Thursday: Acts 1:18, 19
vs18-19: Luke inserts these two verses in order to explain to Theophilus what happened to Judas after he betrayed the Lord. Basically, he ignores the fact that Judas committed suicide (Mt 27:3-10) and tells Theophilus only two things: First, that the money which Judas received for betraying Christ, and then returned, was used by the priests to buy a small parcel of ground which came to be considered cursed by the people of the city. They named it the “Field of Blood” since it had been paid for with the money that brought the death of an innocent man (Ge 4:10). And second, judging from the fact that Luke tells us the grotesque details about Judas’ death, it was called the “Field of Blood” because Judas’ body may have been dumped on the lot and left there to decompose in the heat of the sun.
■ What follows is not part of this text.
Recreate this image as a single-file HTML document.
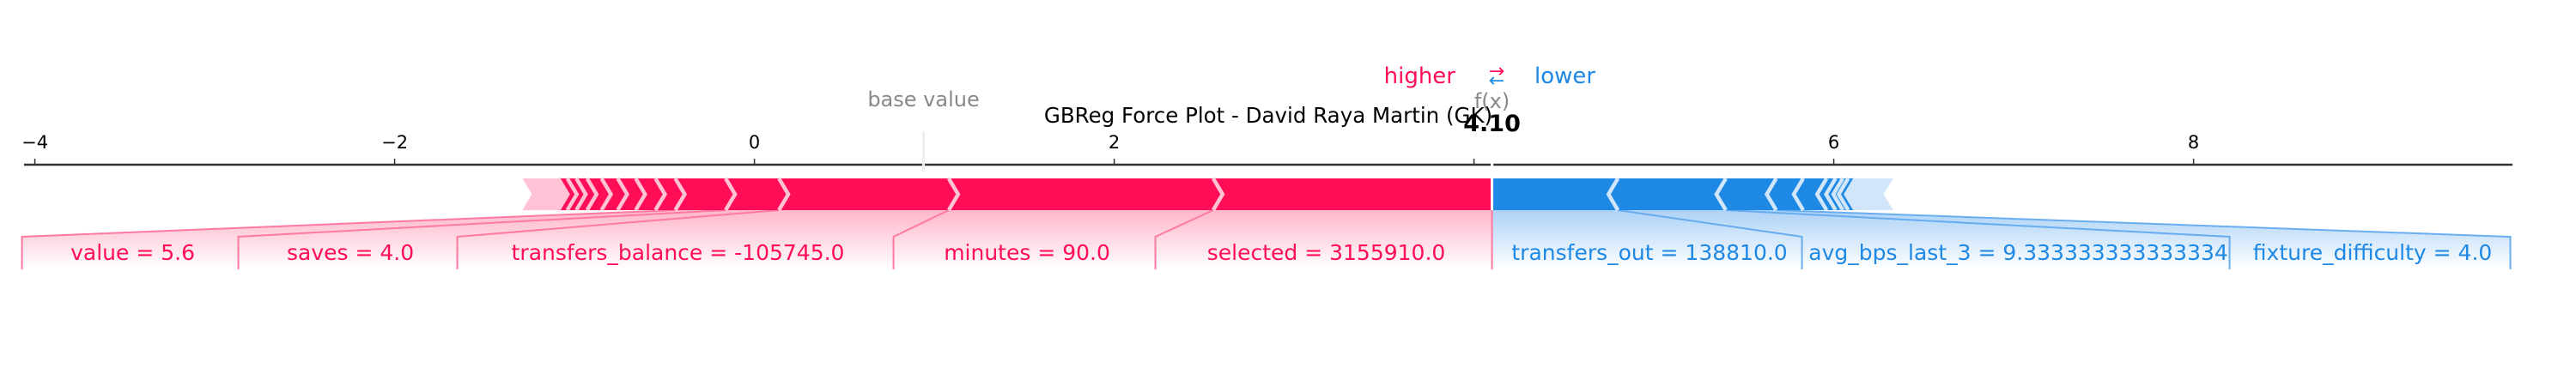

Luke literally says, “…and having become swollen up he burst asunder and all his bowels poured out.” This is the picture of a body rotting in the sun, left unburied in disgrace. The point is that both Judas’ body and his field became desolate.

Friday: Acts 1:20
v20: Here Luke returns to Peter’s speech. Having pointed out that Judas “was allotted a portion in this ministry” (v17), Peter now goes on to quote from two more psalms. His first quote seems intended to prove that any claim Judas’ family might have on his portion of the financial allotment had been completely forfeited by his actions. Scripture clearly commands that his “camp” become “desolate” (abandoned). In Psalm 69 David laments that he was suffering religious persecution because of his faith in God, and he calls on God to punish those who hated him without cause. One of his requests is, “Let their camp be abandoned and no one dwell in their tents” (Ps 69:25; Septuagint). In other words, no family members can be allowed to move into that person’s empty tent. Not only is the wicked person to be removed, but their family’s right to dwell there is removed as well (Job 18:5, 6, 14-21).

Saturday: Acts 1:20
v20 (continued): To this sobering judgment Peter adds one more quote from the Psalms. He quotes from Psalm 109 in which David again calls on God to judge his false accusers. One of his requests is, “Let another take his office (his position of authority)” (v8). Peter points to this as an expression of righteous judgment on someone who lies about, hates and fights against God’s appointed leader. And Judas had done to Jesus what some of David’s enemies had done to him, so not just his portion (financial allotment), but his position as one of the Twelve, must be given to another. The Lord’s original desire to have twelve apostles must be honored (Mt 19:28; Lk 22:30).